+++ TASK INPUT +++

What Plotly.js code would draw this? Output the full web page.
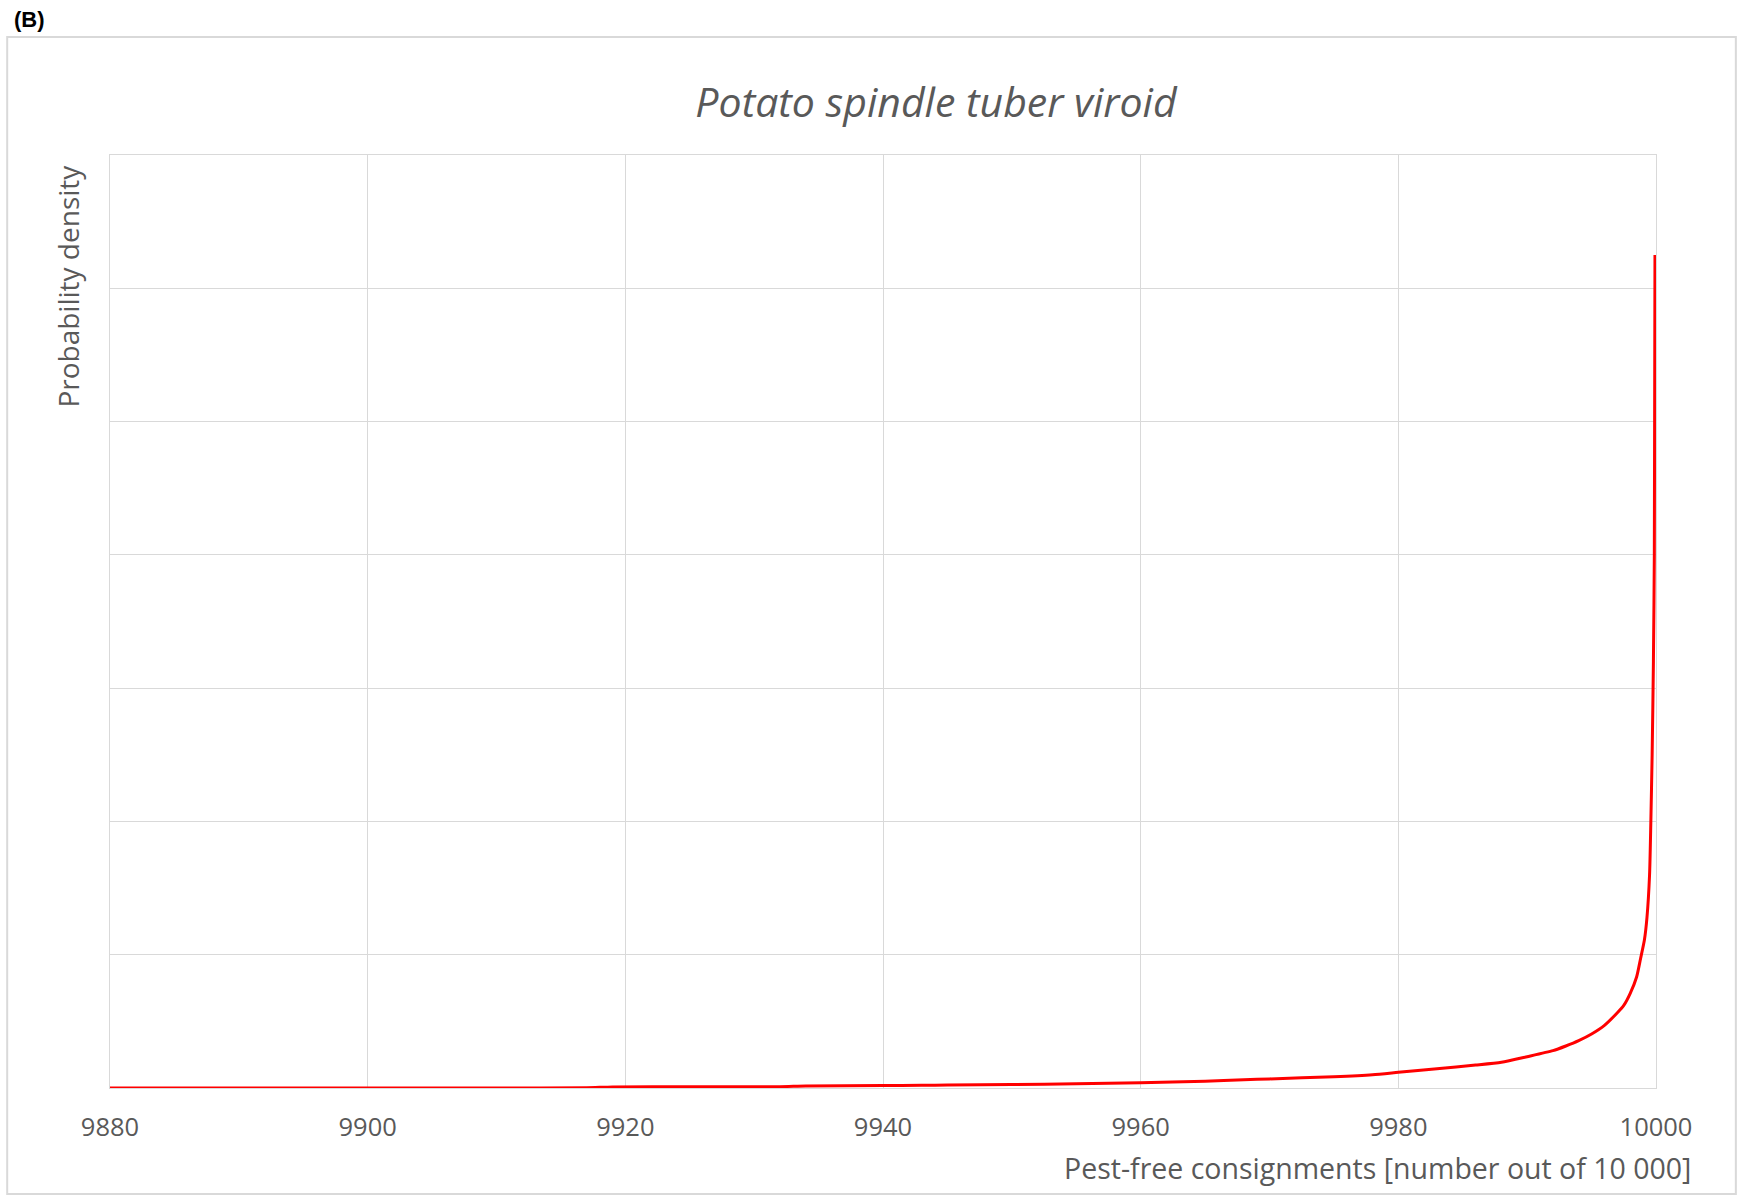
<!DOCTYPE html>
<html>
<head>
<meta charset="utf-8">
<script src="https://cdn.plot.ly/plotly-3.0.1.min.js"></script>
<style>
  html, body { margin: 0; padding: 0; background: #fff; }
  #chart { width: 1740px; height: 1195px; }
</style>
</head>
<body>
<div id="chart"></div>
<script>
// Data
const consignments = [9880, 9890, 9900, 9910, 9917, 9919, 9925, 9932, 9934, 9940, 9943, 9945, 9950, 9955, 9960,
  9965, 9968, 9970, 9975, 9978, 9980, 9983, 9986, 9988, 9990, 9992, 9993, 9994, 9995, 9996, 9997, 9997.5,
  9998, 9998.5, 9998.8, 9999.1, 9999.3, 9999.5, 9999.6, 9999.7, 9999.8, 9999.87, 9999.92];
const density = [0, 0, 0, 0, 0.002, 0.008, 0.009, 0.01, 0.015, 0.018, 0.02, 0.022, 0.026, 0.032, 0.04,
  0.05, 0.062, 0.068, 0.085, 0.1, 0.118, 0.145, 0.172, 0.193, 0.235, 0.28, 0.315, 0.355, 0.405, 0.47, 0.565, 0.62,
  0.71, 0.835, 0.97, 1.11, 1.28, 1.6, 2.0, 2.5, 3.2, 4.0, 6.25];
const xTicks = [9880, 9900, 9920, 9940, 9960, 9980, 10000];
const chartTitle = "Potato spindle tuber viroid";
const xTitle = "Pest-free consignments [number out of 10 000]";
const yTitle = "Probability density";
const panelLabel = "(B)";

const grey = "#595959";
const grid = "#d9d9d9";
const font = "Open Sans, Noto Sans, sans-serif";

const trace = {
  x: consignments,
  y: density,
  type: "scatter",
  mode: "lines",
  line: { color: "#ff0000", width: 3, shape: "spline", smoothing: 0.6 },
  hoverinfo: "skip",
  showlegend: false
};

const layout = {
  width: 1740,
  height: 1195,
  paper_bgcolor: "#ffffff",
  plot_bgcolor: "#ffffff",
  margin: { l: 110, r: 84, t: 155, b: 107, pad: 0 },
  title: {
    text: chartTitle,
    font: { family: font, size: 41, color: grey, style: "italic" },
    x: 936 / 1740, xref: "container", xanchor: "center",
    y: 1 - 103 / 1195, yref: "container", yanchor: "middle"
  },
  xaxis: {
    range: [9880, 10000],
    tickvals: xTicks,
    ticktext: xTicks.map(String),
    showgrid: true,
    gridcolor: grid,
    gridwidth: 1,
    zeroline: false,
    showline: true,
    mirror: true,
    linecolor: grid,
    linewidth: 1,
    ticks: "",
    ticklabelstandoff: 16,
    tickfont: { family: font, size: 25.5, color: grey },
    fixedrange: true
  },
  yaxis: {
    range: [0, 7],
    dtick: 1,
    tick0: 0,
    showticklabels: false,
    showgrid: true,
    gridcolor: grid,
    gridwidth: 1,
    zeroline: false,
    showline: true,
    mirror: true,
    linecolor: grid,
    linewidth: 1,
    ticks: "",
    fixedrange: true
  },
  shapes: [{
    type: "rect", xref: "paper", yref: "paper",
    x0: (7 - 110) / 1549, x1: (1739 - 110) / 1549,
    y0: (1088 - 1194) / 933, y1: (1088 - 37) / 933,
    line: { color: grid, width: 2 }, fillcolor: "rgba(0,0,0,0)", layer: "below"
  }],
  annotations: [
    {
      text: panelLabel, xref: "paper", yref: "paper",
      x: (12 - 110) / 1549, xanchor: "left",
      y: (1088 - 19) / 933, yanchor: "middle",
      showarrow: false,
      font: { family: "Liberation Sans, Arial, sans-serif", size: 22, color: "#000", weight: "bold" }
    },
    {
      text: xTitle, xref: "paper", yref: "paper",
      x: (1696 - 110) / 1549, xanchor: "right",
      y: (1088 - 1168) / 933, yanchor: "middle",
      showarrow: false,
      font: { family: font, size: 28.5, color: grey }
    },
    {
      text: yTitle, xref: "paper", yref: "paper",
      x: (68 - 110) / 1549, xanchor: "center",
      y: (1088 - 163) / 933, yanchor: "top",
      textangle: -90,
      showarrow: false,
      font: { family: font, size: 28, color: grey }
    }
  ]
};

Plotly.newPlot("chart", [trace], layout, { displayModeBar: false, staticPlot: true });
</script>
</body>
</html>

+++
+++ TASK INPUT +++

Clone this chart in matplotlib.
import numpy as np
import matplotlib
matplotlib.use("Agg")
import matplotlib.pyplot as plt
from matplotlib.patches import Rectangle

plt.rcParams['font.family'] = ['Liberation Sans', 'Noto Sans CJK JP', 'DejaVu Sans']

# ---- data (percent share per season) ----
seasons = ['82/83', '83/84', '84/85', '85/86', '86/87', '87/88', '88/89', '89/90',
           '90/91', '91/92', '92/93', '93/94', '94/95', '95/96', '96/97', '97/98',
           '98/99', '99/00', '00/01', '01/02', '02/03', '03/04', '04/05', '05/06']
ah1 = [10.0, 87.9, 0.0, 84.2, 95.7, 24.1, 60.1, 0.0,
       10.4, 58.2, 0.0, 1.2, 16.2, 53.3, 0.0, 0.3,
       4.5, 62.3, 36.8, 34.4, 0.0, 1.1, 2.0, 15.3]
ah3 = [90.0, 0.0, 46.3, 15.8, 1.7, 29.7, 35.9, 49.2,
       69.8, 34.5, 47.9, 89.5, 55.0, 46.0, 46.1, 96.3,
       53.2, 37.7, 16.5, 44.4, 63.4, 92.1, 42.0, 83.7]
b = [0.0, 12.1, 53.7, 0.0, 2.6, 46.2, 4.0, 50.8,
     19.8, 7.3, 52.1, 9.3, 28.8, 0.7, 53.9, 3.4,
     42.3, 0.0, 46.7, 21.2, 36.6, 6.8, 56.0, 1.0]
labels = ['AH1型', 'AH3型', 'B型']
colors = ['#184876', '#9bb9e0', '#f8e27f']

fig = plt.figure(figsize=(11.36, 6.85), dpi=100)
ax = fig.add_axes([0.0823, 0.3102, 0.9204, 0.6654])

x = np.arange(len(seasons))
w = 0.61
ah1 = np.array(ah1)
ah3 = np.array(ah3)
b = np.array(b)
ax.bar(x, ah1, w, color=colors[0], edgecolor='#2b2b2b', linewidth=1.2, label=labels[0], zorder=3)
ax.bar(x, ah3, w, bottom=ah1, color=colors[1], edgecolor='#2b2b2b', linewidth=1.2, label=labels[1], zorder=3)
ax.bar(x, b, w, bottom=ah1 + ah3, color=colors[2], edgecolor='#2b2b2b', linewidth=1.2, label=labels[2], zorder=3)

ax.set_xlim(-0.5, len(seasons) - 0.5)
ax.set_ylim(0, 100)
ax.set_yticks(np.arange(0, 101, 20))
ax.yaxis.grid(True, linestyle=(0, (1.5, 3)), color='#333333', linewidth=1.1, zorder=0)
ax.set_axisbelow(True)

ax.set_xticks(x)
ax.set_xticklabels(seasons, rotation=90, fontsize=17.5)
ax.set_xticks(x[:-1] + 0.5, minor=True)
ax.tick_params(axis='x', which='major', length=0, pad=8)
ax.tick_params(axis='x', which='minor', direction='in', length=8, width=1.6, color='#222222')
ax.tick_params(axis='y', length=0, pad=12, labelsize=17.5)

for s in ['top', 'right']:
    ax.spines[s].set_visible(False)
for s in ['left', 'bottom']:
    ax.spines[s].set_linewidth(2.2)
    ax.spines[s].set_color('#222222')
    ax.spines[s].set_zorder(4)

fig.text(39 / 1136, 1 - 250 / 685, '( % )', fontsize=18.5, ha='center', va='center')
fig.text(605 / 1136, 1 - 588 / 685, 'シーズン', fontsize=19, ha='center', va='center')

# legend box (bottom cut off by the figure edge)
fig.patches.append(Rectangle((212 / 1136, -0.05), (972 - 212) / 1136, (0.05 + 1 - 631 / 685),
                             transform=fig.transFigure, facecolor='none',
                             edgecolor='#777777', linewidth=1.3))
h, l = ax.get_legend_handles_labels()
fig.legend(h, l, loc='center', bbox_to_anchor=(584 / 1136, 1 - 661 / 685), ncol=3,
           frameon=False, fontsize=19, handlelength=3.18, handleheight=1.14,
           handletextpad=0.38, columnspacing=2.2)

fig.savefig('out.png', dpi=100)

+++

EXERCISE TASK: Within the listing above, give again exactly every line from the line with "Clone this chart in matplotlib." through the line with "ax.tick_params(axis='y', length=0, pad=12, labelsize=17.5)", both included, and no other line.

EXERCISE SOLUTION:
Clone this chart in matplotlib.
import numpy as np
import matplotlib
matplotlib.use("Agg")
import matplotlib.pyplot as plt
from matplotlib.patches import Rectangle

plt.rcParams['font.family'] = ['Liberation Sans', 'Noto Sans CJK JP', 'DejaVu Sans']

# ---- data (percent share per season) ----
seasons = ['82/83', '83/84', '84/85', '85/86', '86/87', '87/88', '88/89', '89/90',
           '90/91', '91/92', '92/93', '93/94', '94/95', '95/96', '96/97', '97/98',
           '98/99', '99/00', '00/01', '01/02', '02/03', '03/04', '04/05', '05/06']
ah1 = [10.0, 87.9, 0.0, 84.2, 95.7, 24.1, 60.1, 0.0,
       10.4, 58.2, 0.0, 1.2, 16.2, 53.3, 0.0, 0.3,
       4.5, 62.3, 36.8, 34.4, 0.0, 1.1, 2.0, 15.3]
ah3 = [90.0, 0.0, 46.3, 15.8, 1.7, 29.7, 35.9, 49.2,
       69.8, 34.5, 47.9, 89.5, 55.0, 46.0, 46.1, 96.3,
       53.2, 37.7, 16.5, 44.4, 63.4, 92.1, 42.0, 83.7]
b = [0.0, 12.1, 53.7, 0.0, 2.6, 46.2, 4.0, 50.8,
     19.8, 7.3, 52.1, 9.3, 28.8, 0.7, 53.9, 3.4,
     42.3, 0.0, 46.7, 21.2, 36.6, 6.8, 56.0, 1.0]
labels = ['AH1型', 'AH3型', 'B型']
colors = ['#184876', '#9bb9e0', '#f8e27f']

fig = plt.figure(figsize=(11.36, 6.85), dpi=100)
ax = fig.add_axes([0.0823, 0.3102, 0.9204, 0.6654])

x = np.arange(len(seasons))
w = 0.61
ah1 = np.array(ah1)
ah3 = np.array(ah3)
b = np.array(b)
ax.bar(x, ah1, w, color=colors[0], edgecolor='#2b2b2b', linewidth=1.2, label=labels[0], zorder=3)
ax.bar(x, ah3, w, bottom=ah1, color=colors[1], edgecolor='#2b2b2b', linewidth=1.2, label=labels[1], zorder=3)
ax.bar(x, b, w, bottom=ah1 + ah3, color=colors[2], edgecolor='#2b2b2b', linewidth=1.2, label=labels[2], zorder=3)

ax.set_xlim(-0.5, len(seasons) - 0.5)
ax.set_ylim(0, 100)
ax.set_yticks(np.arange(0, 101, 20))
ax.yaxis.grid(True, linestyle=(0, (1.5, 3)), color='#333333', linewidth=1.1, zorder=0)
ax.set_axisbelow(True)

ax.set_xticks(x)
ax.set_xticklabels(seasons, rotation=90, fontsize=17.5)
ax.set_xticks(x[:-1] + 0.5, minor=True)
ax.tick_params(axis='x', which='major', length=0, pad=8)
ax.tick_params(axis='x', which='minor', direction='in', length=8, width=1.6, color='#222222')
ax.tick_params(axis='y', length=0, pad=12, labelsize=17.5)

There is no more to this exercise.